John Gillespie Magee was an 18-year-old student at Yale University as the momentum of the second World War began to gather pace during the hot summer of 1940. Imbued with a spirit of adventure, he abandoned his studies in September that year and crossed the border to join the Royal Canadian Air Force. In June 1941 he was sent to England, and exulted in soaring through the skies as he learned to fly a Spitfire. A sensitive and religious lad, he captured his feelings in a poem called High Flight, which he enclosed in letter to his parents that September:
Oh, I have slipped the surly bonds of earth
And danced the skies on laughter-silvered wings.
Sunward I've climbed, and joined the tumbling Mirth of sun-split clouds,
And done a hundred Things you have not dreamed of.
A few weeks later, he was dead. He was killed 60 years ago today, on December 11th, 1941, and not in the whirl of combat over the war-torn European skies, but in a simple mid-air collision with another aircraft over Lincolnshire as he emerged from cloud on that misty winter's day.
Statistics tell us, and common experience confirms, that weather is a factor in a significant number of fatal aircraft accidents. But the kind of weather is of interest. Ice on the airframe, even 60 years ago, was not a major cause of tragedy. Neither do thunderstorms, downdraughts or microbursts and their associated turbulence figure very highly here, as they do in the United States.
The vast majority of fatal, weather-related aircraft accidents in these islands, it seems, can be traced to the pilot becoming disorientated in fog, low cloud or rain or snow. In many cases, it turns out that the aircraft is not really where the pilot thinks it ought to be, and all too easily it can end up in collision with a hill or mountain shrouded in low cloud or fog - or, as in the case of John Magee, in collision with another aircraft.

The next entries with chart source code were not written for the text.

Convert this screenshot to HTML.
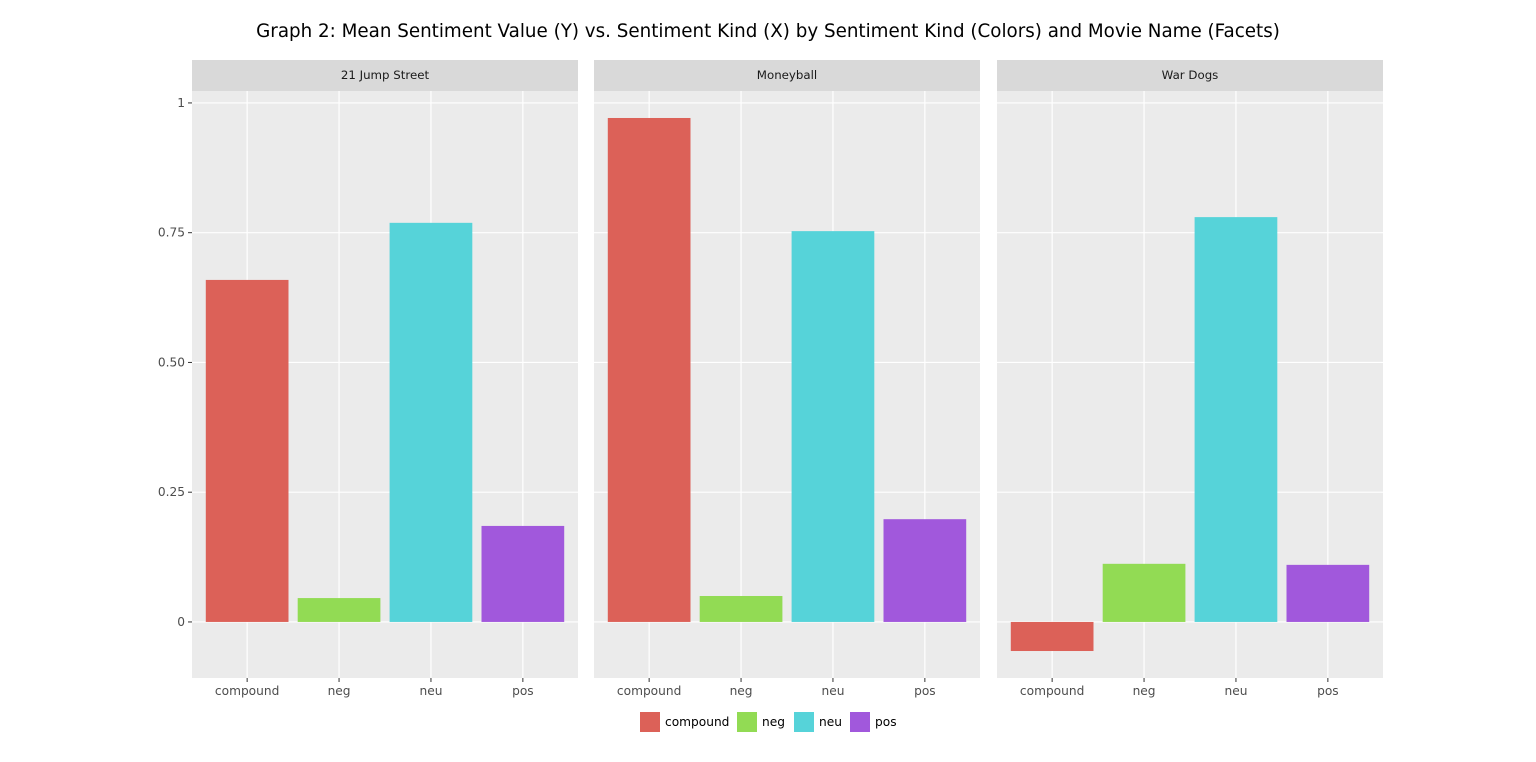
<!DOCTYPE html>
<html><head><meta charset="utf-8"><style>
body{margin:0;background:#fff;}
svg{display:block;font-family:"DejaVu Sans","Liberation Sans",sans-serif;}
</style></head><body>
<svg id="chart" width="1536" height="762"></svg>
<script>
const facets = ["21 Jump Street", "Moneyball", "War Dogs"];
const categories = ["compound", "neg", "neu", "pos"];
const valsJump = [0.659, 0.046, 0.769, 0.185];
const valsMoneyball = [0.971, 0.050, 0.753, 0.198];
const valsWarDogs = [-0.056, 0.112, 0.780, 0.110];
const yTicks = [0, 0.25, 0.5, 0.75, 1];
const yTickLabels = ["0", "0.25", "0.50", "0.75", "1"];
const colors = ["#DC6158", "#92DB54", "#56D3D9", "#A158DC"];

const series = [valsJump, valsMoneyball, valsWarDogs];
const NS = "http://www.w3.org/2000/svg";
const svg = document.getElementById("chart");
function mk(tag, attrs, parent){const e=document.createElementNS(NS,tag);for(const k in attrs)e.setAttribute(k,attrs[k]);(parent||svg).appendChild(e);return e;}

const panelX = [192, 594, 997], panelW = 386;
const plotTop = 91, plotBot = 678, stripTop = 60;
const yMin = -0.108, yMax = 1.023;
function y(v){return plotBot - (v - yMin)/(yMax - yMin)*(plotBot - plotTop);}
function xc(p, i){return panelX[p] + (i + 0.6) * panelW / 4.2;}
const unit = panelW / 4.2;

const title = mk("text",{x:768,y:37,"text-anchor":"middle","font-size":18.3,fill:"#000"});
title.textContent = "Graph 2: Mean Sentiment Value (Y) vs. Sentiment Kind (X) by Sentiment Kind (Colors) and Movie Name (Facets)";



facets.forEach((f, p) => {
  const g = mk("g",{});
  
  
  const bg = mk("rect",{x:panelX[p],y:plotTop,width:panelW,height:plotBot-plotTop,fill:"#EBEBEB"},g);
  
  
  const strip = mk("rect",{x:panelX[p],y:stripTop,width:panelW,height:plotTop-stripTop,fill:"#D9D9D9"},g);
  
  
  const st = mk("text",{x:panelX[p]+panelW/2,y:79,"text-anchor":"middle","font-size":11.8,fill:"#1a1a1a"},g);
  st.textContent = f;
  
  
  yTicks.forEach(v => {
    const gl = mk("line",{x1:panelX[p],x2:panelX[p]+panelW,y1:y(v),y2:y(v),stroke:"#fff","stroke-width":1.2},g);
    
    
  });
  categories.forEach((c, i) => {
    mk("line",{x1:xc(p,i),x2:xc(p,i),y1:plotTop,y2:plotBot,stroke:"#fff","stroke-width":1.2},g);
  });
  categories.forEach((c, i) => {
    const v = series[p][i];
    const top = y(Math.max(v,0)), bot = y(Math.min(v,0));
    const r = mk("rect",{x:xc(p,i)-0.45*unit,y:top,width:0.9*unit,height:bot-top,fill:colors[i]},g);
    
    
    mk("line",{x1:xc(p,i),x2:xc(p,i),y1:plotBot,y2:plotBot+4,stroke:"#333","stroke-width":1},g);
    const t = mk("text",{x:xc(p,i),y:695,"text-anchor":"middle","font-size":12.2,fill:"#4D4D4D"},g);
    t.textContent = c;
    
    
  });
});

yTicks.forEach((v, i) => {
  mk("line",{x1:188,x2:192,y1:y(v),y2:y(v),stroke:"#333","stroke-width":1});
  const t = mk("text",{x:185,y:y(v)+4,"text-anchor":"end","font-size":12.2,fill:"#4D4D4D"});
  t.textContent = yTickLabels[i];
  
  
});

const legX = [640, 737, 794, 850];
categories.forEach((c, i) => {
  const g = mk("g",{});
  
  
  mk("rect",{x:legX[i],y:712,width:20,height:20,fill:colors[i]},g);
  const t = mk("text",{x:legX[i]+25,y:726,"font-size":12.2,fill:"#000"},g);
  t.textContent = c;
});
</script>
</body></html>
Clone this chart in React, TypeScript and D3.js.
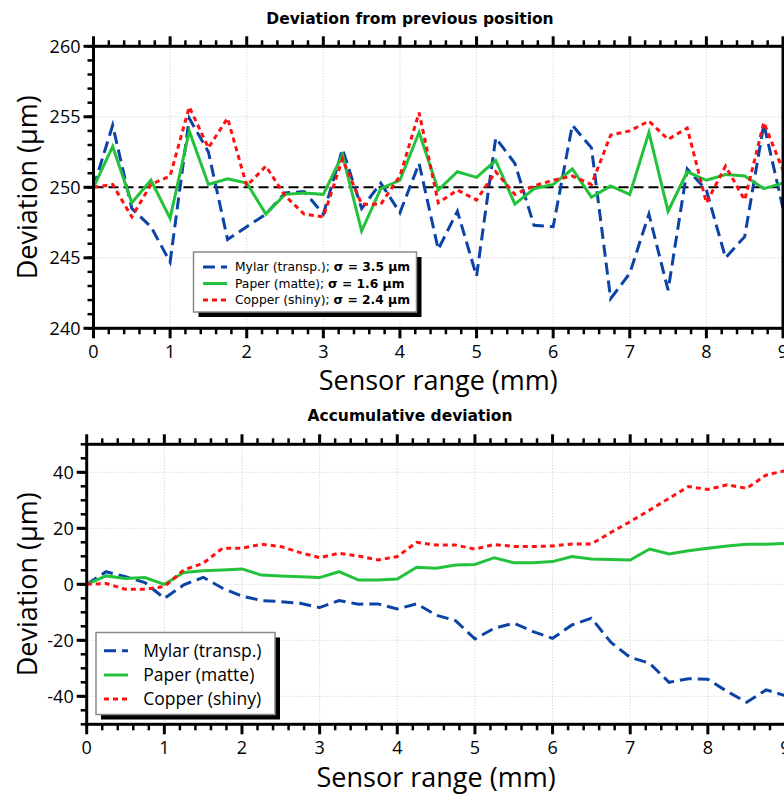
import React from 'react';
import * as d3 from 'd3';

const positions = [0, 0.25, 0.5, 0.75, 1, 1.25, 1.5, 1.75, 2, 2.25, 2.5, 2.75, 3, 3.25, 3.5, 3.75, 4, 4.25, 4.5, 4.75, 5, 5.25, 5.5, 5.75, 6, 6.25, 6.5, 6.75, 7, 7.25, 7.5, 7.75, 8, 8.25, 8.5, 8.75, 9];

const mylarDev = [250, 254.4, 248.5, 247.2, 244.7, 254.9, 252.5, 246.3, 247.2, 248.1, 249.6, 249.7, 248.1, 252.7, 248.5, 250.3, 248.2, 251.7, 245.6, 248.3, 243.7, 253.5, 251.7, 247.3, 247.2, 254.4, 252.8, 242.1, 243.9, 248.1, 242.7, 251.3, 249.8, 245.0, 246.5, 254.5, 248.5];
const paperDev = [250, 252.9, 248.9, 250.5, 247.8, 254.0, 250.2, 250.6, 250.3, 248.1, 249.5, 249.6, 249.5, 252.3, 246.9, 249.9, 250.5, 253.9, 249.8, 251.1, 250.7, 251.9, 248.8, 249.9, 250.2, 251.3, 249.3, 250.1, 249.5, 253.9, 248.3, 251.1, 250.5, 250.9, 250.8, 249.9, 250.3];
const copperDev = [250, 250.2, 247.9, 250.2, 250.8, 255.7, 252.8, 254.9, 250.1, 251.5, 249.4, 248.1, 247.9, 252.0, 248.8, 248.8, 250.8, 255.3, 248.9, 249.8, 249.1, 251.1, 249.5, 250.1, 250.5, 250.8, 250.2, 253.7, 254.0, 254.7, 253.4, 254.2, 248.9, 251.5, 249.1, 254.6, 251.2];

const mylarAcc = [0, 4.5, 2.7, 0.6, -5.0, -0.2, 2.5, -1.4, -4.2, -5.8, -6.2, -6.8, -8.3, -5.8, -7.1, -7.0, -8.8, -7.0, -11.0, -13.0, -19.5, -15.7, -13.9, -16.9, -19.3, -14.5, -12.1, -20.7, -26.1, -28.2, -35.0, -33.7, -33.9, -38.3, -42.1, -37.7, -39.8];
const paperAcc = [0, 3.0, 2.1, 2.4, 0, 4.2, 4.8, 5.1, 5.5, 3.3, 3.0, 2.7, 2.4, 4.5, 1.5, 1.5, 1.9, 6.1, 5.7, 6.9, 7.1, 9.5, 7.7, 7.7, 8.1, 9.9, 9.0, 8.9, 8.7, 12.6, 10.8, 12.0, 12.9, 13.7, 14.3, 14.3, 14.6];
const copperAcc = [0, 0.3, -1.8, -1.8, -0.8, 5.1, 7.5, 12.9, 12.9, 14.3, 13.5, 11.3, 9.5, 11.1, 10.1, 8.7, 9.9, 15.0, 14.0, 14.0, 12.6, 14.2, 13.5, 13.5, 13.7, 14.4, 14.4, 18.5, 22.4, 26.5, 30.7, 34.9, 33.9, 35.5, 34.3, 39.0, 40.6];

const xTicks = [0, 1, 2, 3, 4, 5, 6, 7, 8, 9];
const topYTicks = [240, 245, 250, 255, 260];
const bottomYTicks = [-40, -20, 0, 20, 40];

const seriesNames = ['Mylar (transp.)', 'Paper (matte)', 'Copper (shiny)'];
const sigmaLabels = ['σ = 3.5 µm', 'σ = 1.6 µm', 'σ = 2.4 µm'];

const styles = [
  { color: '#0b44a6', dash: '12,6' },
  { color: '#22c23a', dash: null as string | null },
  { color: '#ff1111', dash: '5,4' },
];

const SANS = "'Open Sans', 'Noto Sans', sans-serif";
const VERD = "'DejaVu Sans', Verdana, sans-serif";

type PanelProps = {
  title: string;
  titleY: number;
  left: number; right: number; top: number; bottom: number;
  yDomain: [number, number];
  yTicks: number[];
  yMinorStep: number;
  series: number[][];
  refLine?: number;
  xLabelY: number;
  legend: React.ReactNode;
};

function Panel(p: PanelProps) {
  const x = d3.scaleLinear().domain([0, 9]).range([p.left, p.right]);
  const y = d3.scaleLinear().domain(p.yDomain).range([p.bottom, p.top]);
  const xMinor = d3.range(0, 9.0001, 0.2).filter(v => Math.abs(v - Math.round(v)) > 1e-6);
  const yMinor = d3.range(p.yDomain[0], p.yDomain[1] + 1e-6, p.yMinorStep);
  const line = d3.line<number>().x((_, i) => x(positions[i])).y(d => y(d));
  const cx = (p.left + p.right) / 2;
  const cy = (p.top + p.bottom) / 2;
  return (
    <g>
      <text x={410} y={p.titleY} textAnchor="middle" fontFamily={VERD} fontWeight="bold" fontSize={15.5}>{p.title}</text>
      {/* grid */}
      {xTicks.slice(1, -1).map(t => (
        <line key={'gx' + t} x1={x(t)} x2={x(t)} y1={p.top} y2={p.bottom} stroke="#c8c8c8" strokeWidth={1} strokeDasharray="1,2" />
      ))}
      {p.yTicks.filter(t => t !== p.yDomain[0] && t !== p.yDomain[1]).map(t => (
        <line key={'gy' + t} x1={p.left} x2={p.right} y1={y(t)} y2={y(t)} stroke="#c8c8c8" strokeWidth={1} strokeDasharray="1,2" />
      ))}
      {p.refLine !== undefined && (
        <line x1={p.left} x2={p.right} y1={y(p.refLine)} y2={y(p.refLine)} stroke="#000" strokeWidth={2} strokeDasharray="10,5" />
      )}
      {/* series */}
      {p.series.map((s, i) => (
        <path key={'s' + i} d={line(s) || ''} fill="none" stroke={styles[i].color} strokeWidth={3}
          strokeDasharray={styles[i].dash || undefined} strokeLinejoin="miter" />
      ))}
      {/* frame */}
      <rect x={p.left} y={p.top} width={p.right - p.left} height={p.bottom - p.top} fill="none" stroke="#000" strokeWidth={3} />
      {/* x ticks */}
      {xTicks.map(t => (
        <g key={'xt' + t}>
          <line x1={x(t)} x2={x(t)} y1={p.bottom} y2={p.bottom + 10} stroke="#000" strokeWidth={3} />
          <line x1={x(t)} x2={x(t)} y1={p.top} y2={p.top - 10} stroke="#000" strokeWidth={3} />
          <text x={x(t)} y={p.bottom + 30} textAnchor="middle" fontFamily={SANS} fontSize={18}>{t}</text>
        </g>
      ))}
      {xMinor.map(t => (
        <g key={'xm' + t}>
          <line x1={x(t)} x2={x(t)} y1={p.bottom} y2={p.bottom + 6} stroke="#000" strokeWidth={2.5} />
          <line x1={x(t)} x2={x(t)} y1={p.top} y2={p.top - 6} stroke="#000" strokeWidth={2.5} />
        </g>
      ))}
      {/* y ticks */}
      {yMinor.map(t => (
        <line key={'ym' + t} x1={p.left} x2={p.left - 6} y1={y(t)} y2={y(t)} stroke="#000" strokeWidth={2.5} />
      ))}
      {p.yTicks.map(t => (
        <g key={'yt' + t}>
          <line x1={p.left} x2={p.left - 10} y1={y(t)} y2={y(t)} stroke="#000" strokeWidth={3} />
          <text x={p.left - 13} y={y(t) + 6.5} textAnchor="end" fontFamily={SANS} fontSize={18}>{t}</text>
        </g>
      ))}
      <text x={cx} y={p.xLabelY} textAnchor="middle" fontFamily={SANS} fontSize={27}>Sensor range (mm)</text>
      <text transform={`translate(37,${cy}) rotate(-90)`} textAnchor="middle" fontFamily={SANS} fontSize={27}>Deviation (µm)</text>
      {p.legend}
    </g>
  );
}

function Legend(props: { x: number; y: number; w: number; h: number; rows: number[]; sx1: number; sx2: number; tx: number; fontSize: number; family: string; sigma: boolean }) {
  const { x, y, w, h } = props;
  return (
    <g>
      <rect x={x + 5} y={y + 5} width={w} height={h} fill="#000" />
      <rect x={x} y={y} width={w} height={h} fill="#fff" stroke="#8a8a8a" strokeWidth={1.5} />
      {seriesNames.map((name, i) => (
        <g key={name}>
          <line x1={props.sx1} x2={props.sx2} y1={props.rows[i]} y2={props.rows[i]} stroke={styles[i].color} strokeWidth={3}
            strokeDasharray={styles[i].dash || undefined} />
          <text x={props.tx} y={props.rows[i] + props.fontSize * 0.36} fontFamily={props.family} fontSize={props.fontSize}>
            {props.sigma ? name + '; ' : name}
            {props.sigma && <tspan fontWeight="bold">{sigmaLabels[i]}</tspan>}
          </text>
        </g>
      ))}
    </g>
  );
}

export default function App() {
  return (
    <svg width={784} height={796} style={{ position: 'absolute', left: 0, top: 0, display: 'block' }}>
      <rect x={0} y={0} width={784} height={796} fill="#fff" />
      <Panel
        title="Deviation from previous position" titleY={24}
        left={93.5} right={783} top={46.3} bottom={328.3}
        yDomain={[240, 260]} yTicks={topYTicks} yMinorStep={1}
        series={[mylarDev, paperDev, copperDev]} refLine={250}
        xLabelY={390}
        legend={<Legend x={193.5} y={252} w={223} h={60} rows={[267, 283.5, 300]} sx1={203} sx2={227} tx={235} fontSize={12.3} family={VERD} sigma={true} />}
      />
      <Panel
        title="Accumulative deviation" titleY={421}
        left={86.7} right={785.5} top={444.3} bottom={724.3}
        yDomain={[-50, 50]} yTicks={bottomYTicks} yMinorStep={5}
        series={[mylarAcc, paperAcc, copperAcc]}
        xLabelY={786.5}
        legend={<Legend x={96} y={632.5} w={179} h={82} rows={[650.7, 675, 699]} sx1={104} sx2={128} tx={143.3} fontSize={17.5} family={SANS} sigma={false} />}
      />
    </svg>
  );
}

Be that as it may, a local farmer saw Magee struggling to escape from the cockpit of his Spitfire. He succeeded, but at only 400 ft above the ground, and his parachute failed to open in sufficient time. John Gillespie Magee was just 19. He died instantly , but his High Flight has survived to become a kind of aviator's anthem:
Up, up, the long, delirious, burning blue,
I've topped the windswept heights with easy grace
Where never lark, or even eagle flew.
And while with silent, lifting mind
I've trod The high untrespassed sanctity of space,
Put out my hand, and touched the face of God.